Os problemas que travam a adoção de transgênicos na Ásia vão além da resistência oficial. "Temos dois grupos diferentes de produtores, o que tem acesso a comunicação e o que não tem. Esses agricultores mais isolados estão com 58 anos de idade em média. Como chegar a eles e falar sobre biotecnologia?", indagou Siang Hee Tan, Ph.D em Biologia Molecular pela Universidade de Ikayama (Japão).
Embates mantêm a CTNBio sob cobrança constante
A atuação da Comissão Técnica Nacional de Biossegurança (CTNBio) vem sendo fortemente questionada por pesquisadores e representantes de organizações que defendem o ambiente e os direitos dos consumidores. Numa verdadeira guerra de argumentos, em que saem derrotados ou não chegam a ser ouvidos, eles alertam que as liberações incorrem em falta de rigor científico e descumprimento de exigências legais.
"A CTNBio nunca negou um pedido de liberação comercial de um transgênico", questiona Ana Carolina Brolo de Almeida, advogada da Terra de Direitos, organização que estuda entrar na Justiça Federal contra a liberação do feijão transgênico da Embrapa, que ocorreu em 15 de setembro. "Estamos aguardando prazo de 30 dias que as entidades de registro e fiscalização possuem para possível apresentação de recurso junto ao CNB (Conselho Nacional de Biossegurança)".
O próprio Conselho Nacional de Segurança Alimentar (Consea) colocou em xeque a liberação do feijão.
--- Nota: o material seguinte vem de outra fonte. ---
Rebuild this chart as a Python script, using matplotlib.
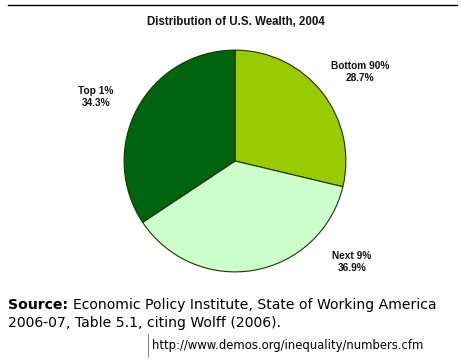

Para o presidente do Consea, Renato Maluf, faltam estudos para provar que a semente resistente ao mosaico dourado principal doença do feijoeiro é segura para a saúde e o ambiente.
Na votação da CTNBio, 15 membros foram favoráveis, dois se abstiveram e cinco disseram que faltavam estudos, pedindo diligências. Mesmo assim, a liberação foi considerada válida. Na interpretação da comissão, pedido de diligência não é voto contrário. E, para derrubar a liberação, seriam necessários 14 votos contrários (maioria entre os 27 membros).
A CTNBio já está acostumada a "preconceitos e equívocos relacionados à ciência por entidades da sociedade civil e por profissionais dos órgãos de imprensa", respondeu o presidente da comissão, Edilson Paiva. Ele afirma estar do lado do avanço da biotecnologia.
As 33 liberações de sementes permitiram que os transgênicos passassem a cobrir mais da metade dos 50 milhões de hectares destinados pelo país à produção de grãos (dois terços da área da soja e dois terços do plantio de milho de inverno, além de metade da área do milho de verão). A tecnologia facilita o controle de ervas daninhas e insetos, mas não implica necessariamente em redução de custos ou no uso de agrotóxicos.
O embate ideológico parece ocorrer num plano diferente daquele em que trabalha o pesquisador Francisco Aragão, um dos líderes do projeto do feijão transgênico da Embrapa. Ele relata que foram realizados testes inclusive além do necessário para se comprovar que a alternativa é segura. "O feijão transgênico não interfere na vida de insetos nem na de micro-organismos do solo, e tem as mesmas propriedades do alimento tradicional." "As proteínas produzidas pelo feijão Embrapa 5.1 são as mesmas", acrescenta Josias Faria, que desenvolveu a pesquisa com Aragão.
A Embrapa planeja exportar a tecnologia para países como Argentina e Estados Unidos. Se isso ocorrer, o Brasil poderá cobrar pelo uso das sementes. Por enquanto, os pesquisadores se dedicam à produção da semente transgênica em duas variedades: pontal e pérola, ambas cariocas. Depois dessa fase é que ocorrerá a multiplicação em larga escala.
O jornalista viajou a São Paulo a convite do CIB.